## [Exercise brief]
Please transcribe the data below exactly. Leave the pictures out.

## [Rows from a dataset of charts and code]
'''
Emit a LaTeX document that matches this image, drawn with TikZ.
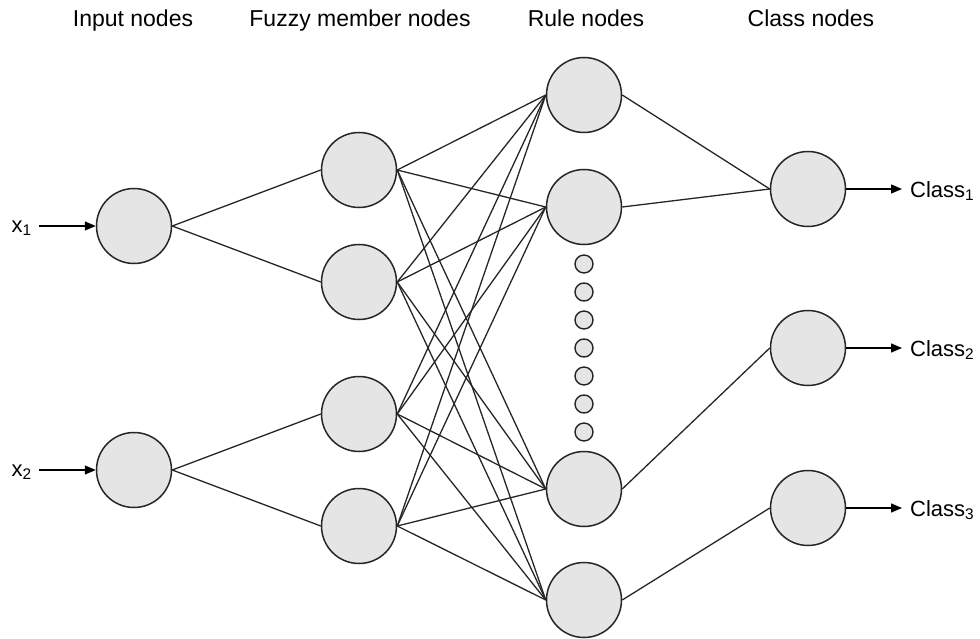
\documentclass[tikz,border=0pt]{standalone}
\usepackage{fontspec}
\setmainfont{Liberation Sans}
\usepackage{tikz}
\usetikzlibrary{arrows.meta}

\begin{document}
\begin{tikzpicture}[x=1pt, y=-1pt,
    neuron/.style={circle, draw=black!85, line width=1.5pt, fill=gray!20, minimum size=75pt, inner sep=0pt},
    dotnode/.style={circle, draw=black!85, line width=1.4pt, fill=gray!20, minimum size=18pt, inner sep=0pt},
    link/.style={line width=1.3pt, black!85},
    arrow/.style={line width=1.3pt, -{Triangle[length=11pt, width=9pt]}},
    header/.style={anchor=base, font=\fontsize{23}{27}\selectfont},
    label/.style={inner sep=0pt, font=\fontsize{22}{26}\selectfont}]
    \useasboundingbox (0,0) rectangle (980,639);
    \node[header] (hin) at (133,27) {Input nodes};
    \node[header] (hfz) at (360,27) {Fuzzy member nodes};
    \node[header] (hru) at (586,27) {Rule nodes};
    \node[header] (hcl) at (811,27) {Class nodes};
    \node[neuron] (in1) at (134,226) {};
    \node[neuron] (in2) at (134,470) {};
    \node[neuron] (fz1) at (359,170) {};
    \node[neuron] (fz2) at (359,282) {};
    \node[neuron] (fz3) at (359,414) {};
    \node[neuron] (fz4) at (359,526) {};
    \node[neuron] (ru1) at (584,95) {};
    \node[neuron] (ru2) at (584,207) {};
    \node[neuron] (ru3) at (584,489) {};
    \node[neuron] (ru4) at (584,600) {};
    \foreach \i in {0,...,6}
        \node[dotnode] (dt\i) at (584,264+28*\i) {};
    \node[neuron] (cl1) at (808,189) {};
    \node[neuron] (cl2) at (808,348) {};
    \node[neuron] (cl3) at (808,508) {};
    \node[label, anchor=east] (lx1) at (32,228) {x\textsubscript{1}};
    \node[label, anchor=east] (lx2) at (32,472) {x\textsubscript{2}};
    \draw[arrow] (lx1.east) ++(7,-2) coordinate (sx1) -- (in1.west);
    \draw[arrow] (lx2.east) ++(7,-2) coordinate (sx2) -- (in2.west);
    \draw[link] (in1.east) -- (fz1.west);
    \draw[link] (in1.east) -- (fz2.west);
    \draw[link] (in2.east) -- (fz3.west);
    \draw[link] (in2.east) -- (fz4.west);
    \foreach \f in {1,...,4}
        \foreach \r in {1,...,4}
            \draw[link] (fz\f.east) -- (ru\r.west);
    \draw[link] (ru1.east) -- (cl1.west);
    \draw[link] (ru2.east) -- (cl1.west);
    \draw[link] (ru3.east) -- (cl2.west);
    \draw[link] (ru4.east) -- (cl3.west);
    \node[label, anchor=west] (lc1) at (910,191) {Class\textsubscript{1}};
    \node[label, anchor=west] (lc2) at (910,350) {Class\textsubscript{2}};
    \node[label, anchor=west] (lc3) at (910,510) {Class\textsubscript{3}};
    \draw[arrow] (cl1.east) -- (902,189) coordinate (ec1);
    \draw[arrow] (cl2.east) -- (902,348) coordinate (ec2);
    \draw[arrow] (cl3.east) -- (902,508) coordinate (ec3);
\end{tikzpicture}
\end{document}
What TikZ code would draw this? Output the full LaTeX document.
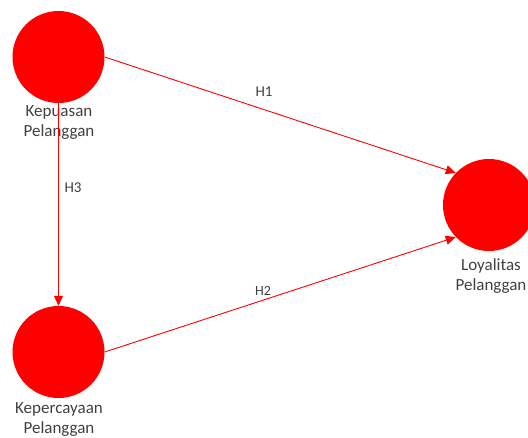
'''
## [Task answer]
Emit a LaTeX document that matches this image, drawn with TikZ.
\documentclass[tikz,border=0pt]{standalone}
\usepackage{fontspec}
\setmainfont{Liberation Sans}
\usepackage{tikz}
\usetikzlibrary{arrows.meta}

\begin{document}
\begin{tikzpicture}[x=1pt, y=-1pt,
    neuron/.style={circle, draw=black!85, line width=1.5pt, fill=gray!20, minimum size=75pt, inner sep=0pt},
    dotnode/.style={circle, draw=black!85, line width=1.4pt, fill=gray!20, minimum size=18pt, inner sep=0pt},
    link/.style={line width=1.3pt, black!85},
    arrow/.style={line width=1.3pt, -{Triangle[length=11pt, width=9pt]}},
    header/.style={anchor=base, font=\fontsize{23}{27}\selectfont},
    label/.style={inner sep=0pt, font=\fontsize{22}{26}\selectfont}]
    \useasboundingbox (0,0) rectangle (980,639);
    \node[header] (hin) at (133,27) {Input nodes};
    \node[header] (hfz) at (360,27) {Fuzzy member nodes};
    \node[header] (hru) at (586,27) {Rule nodes};
    \node[header] (hcl) at (811,27) {Class nodes};
    \node[neuron] (in1) at (134,226) {};
    \node[neuron] (in2) at (134,470) {};
    \node[neuron] (fz1) at (359,170) {};
    \node[neuron] (fz2) at (359,282) {};
    \node[neuron] (fz3) at (359,414) {};
    \node[neuron] (fz4) at (359,526) {};
    \node[neuron] (ru1) at (584,95) {};
    \node[neuron] (ru2) at (584,207) {};
    \node[neuron] (ru3) at (584,489) {};
    \node[neuron] (ru4) at (584,600) {};
    \foreach \i in {0,...,6}
        \node[dotnode] (dt\i) at (584,264+28*\i) {};
    \node[neuron] (cl1) at (808,189) {};
    \node[neuron] (cl2) at (808,348) {};
    \node[neuron] (cl3) at (808,508) {};
    \node[label, anchor=east] (lx1) at (32,228) {x\textsubscript{1}};
    \node[label, anchor=east] (lx2) at (32,472) {x\textsubscript{2}};
    \draw[arrow] (lx1.east) ++(7,-2) coordinate (sx1) -- (in1.west);
    \draw[arrow] (lx2.east) ++(7,-2) coordinate (sx2) -- (in2.west);
    \draw[link] (in1.east) -- (fz1.west);
    \draw[link] (in1.east) -- (fz2.west);
    \draw[link] (in2.east) -- (fz3.west);
    \draw[link] (in2.east) -- (fz4.west);
    \foreach \f in {1,...,4}
        \foreach \r in {1,...,4}
            \draw[link] (fz\f.east) -- (ru\r.west);
    \draw[link] (ru1.east) -- (cl1.west);
    \draw[link] (ru2.east) -- (cl1.west);
    \draw[link] (ru3.east) -- (cl2.west);
    \draw[link] (ru4.east) -- (cl3.west);
    \node[label, anchor=west] (lc1) at (910,191) {Class\textsubscript{1}};
    \node[label, anchor=west] (lc2) at (910,350) {Class\textsubscript{2}};
    \node[label, anchor=west] (lc3) at (910,510) {Class\textsubscript{3}};
    \draw[arrow] (cl1.east) -- (902,189) coordinate (ec1);
    \draw[arrow] (cl2.east) -- (902,348) coordinate (ec2);
    \draw[arrow] (cl3.east) -- (902,508) coordinate (ec3);
\end{tikzpicture}
\end{document}
What TikZ code would draw this? Output the full LaTeX document.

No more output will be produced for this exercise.